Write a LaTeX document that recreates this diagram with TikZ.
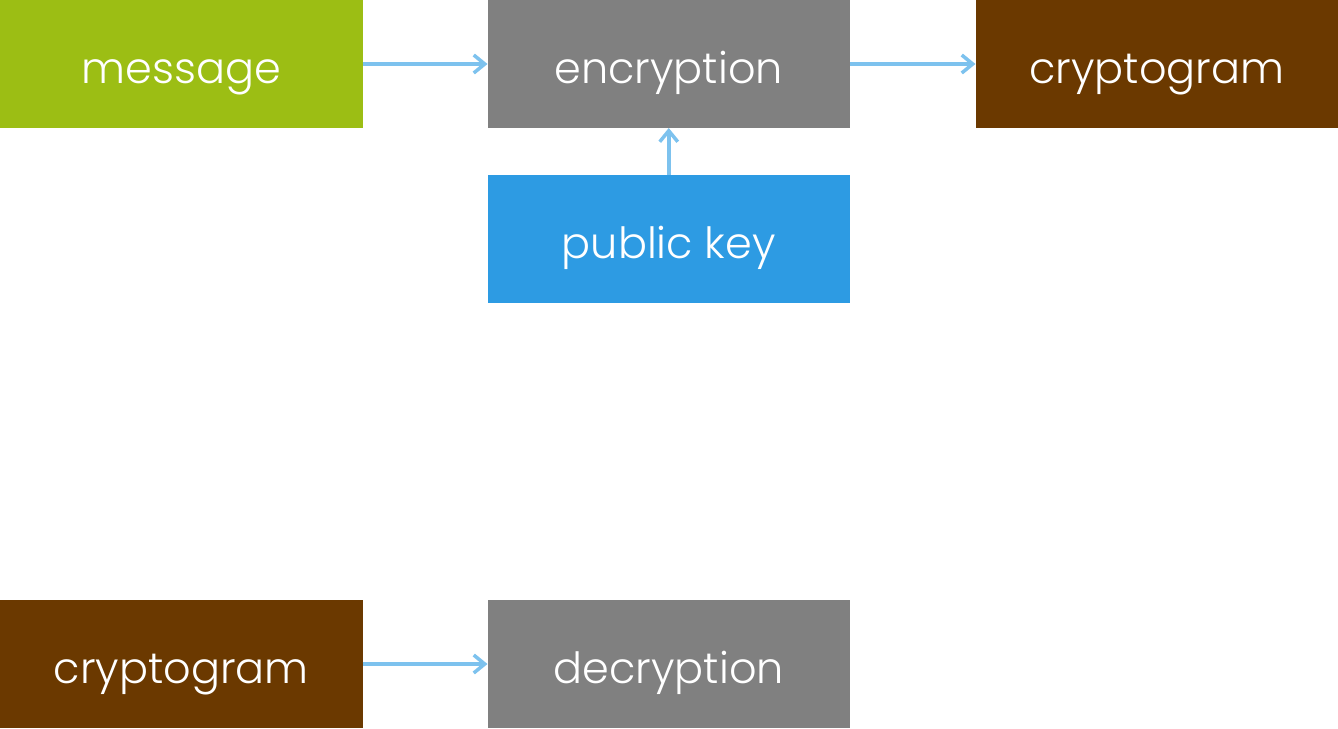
\documentclass[tikz,border=0pt]{standalone}
\usepackage{fontspec}
\setmainfont{Poppins}[UprightFont={* Light}]
\usetikzlibrary{arrows.meta}
\definecolor{msggreen}{HTML}{9CBE14}
\definecolor{stepgray}{HTML}{808080}
\definecolor{cryptbrown}{HTML}{6B3900}
\definecolor{keyblue}{HTML}{2D9BE3}
\definecolor{arrowblue}{HTML}{7DC2EE}
\begin{document}
\begin{tikzpicture}[x=1pt,y=-1pt,
  box/.style={anchor=north west, inner sep=0pt, outer sep=0pt,
    minimum width=362.5pt, minimum height=128pt, text=white,
    text height=48pt, text depth=10pt,
    font=\fontsize{43}{48}\selectfont},
  link/.style={draw=arrowblue, line width=3.5pt,
    -{Straight Barb[length=11pt,width=18pt,line width=3.5pt]}}]
  \useasboundingbox (0,0) rectangle (1338,728);
  \node[box, fill=msggreen]   (msg)  at (0,0)     {message};
  \node[box, fill=stepgray]   (enc)  at (487.5,0) {encryption};
  \node[box, fill=cryptbrown] (ct1)  at (975.5,0) {cryptogram};
  \node[box, fill=keyblue]    (pub)  at (487.5,175) {public key};
  \node[box, fill=cryptbrown] (ct2)  at (0,600)   {cryptogram};
  \node[box, fill=stepgray]   (dec)  at (487.5,600) {decryption};
  \draw[link] (msg.east) -- (enc.west);
  \draw[link] (enc.east) -- (ct1.west);
  \draw[link] (pub.north) -- (enc.south);
  \draw[link] (ct2.east) -- (dec.west);
\end{tikzpicture}
\end{document}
^^^^^^^^
The request -> Except for the pictures, print the data above exactly.

Task response ->
Write a LaTeX document that recreates this diagram with TikZ.
\documentclass[tikz,border=0pt]{standalone}
\usepackage{fontspec}
\setmainfont{Poppins}[UprightFont={* Light}]
\usetikzlibrary{arrows.meta}
\definecolor{msggreen}{HTML}{9CBE14}
\definecolor{stepgray}{HTML}{808080}
\definecolor{cryptbrown}{HTML}{6B3900}
\definecolor{keyblue}{HTML}{2D9BE3}
\definecolor{arrowblue}{HTML}{7DC2EE}
\begin{document}
\begin{tikzpicture}[x=1pt,y=-1pt,
  box/.style={anchor=north west, inner sep=0pt, outer sep=0pt,
    minimum width=362.5pt, minimum height=128pt, text=white,
    text height=48pt, text depth=10pt,
    font=\fontsize{43}{48}\selectfont},
  link/.style={draw=arrowblue, line width=3.5pt,
    -{Straight Barb[length=11pt,width=18pt,line width=3.5pt]}}]
  \useasboundingbox (0,0) rectangle (1338,728);
  \node[box, fill=msggreen]   (msg)  at (0,0)     {message};
  \node[box, fill=stepgray]   (enc)  at (487.5,0) {encryption};
  \node[box, fill=cryptbrown] (ct1)  at (975.5,0) {cryptogram};
  \node[box, fill=keyblue]    (pub)  at (487.5,175) {public key};
  \node[box, fill=cryptbrown] (ct2)  at (0,600)   {cryptogram};
  \node[box, fill=stepgray]   (dec)  at (487.5,600) {decryption};
  \draw[link] (msg.east) -- (enc.west);
  \draw[link] (enc.east) -- (ct1.west);
  \draw[link] (pub.north) -- (enc.south);
  \draw[link] (ct2.east) -- (dec.west);
\end{tikzpicture}
\end{document}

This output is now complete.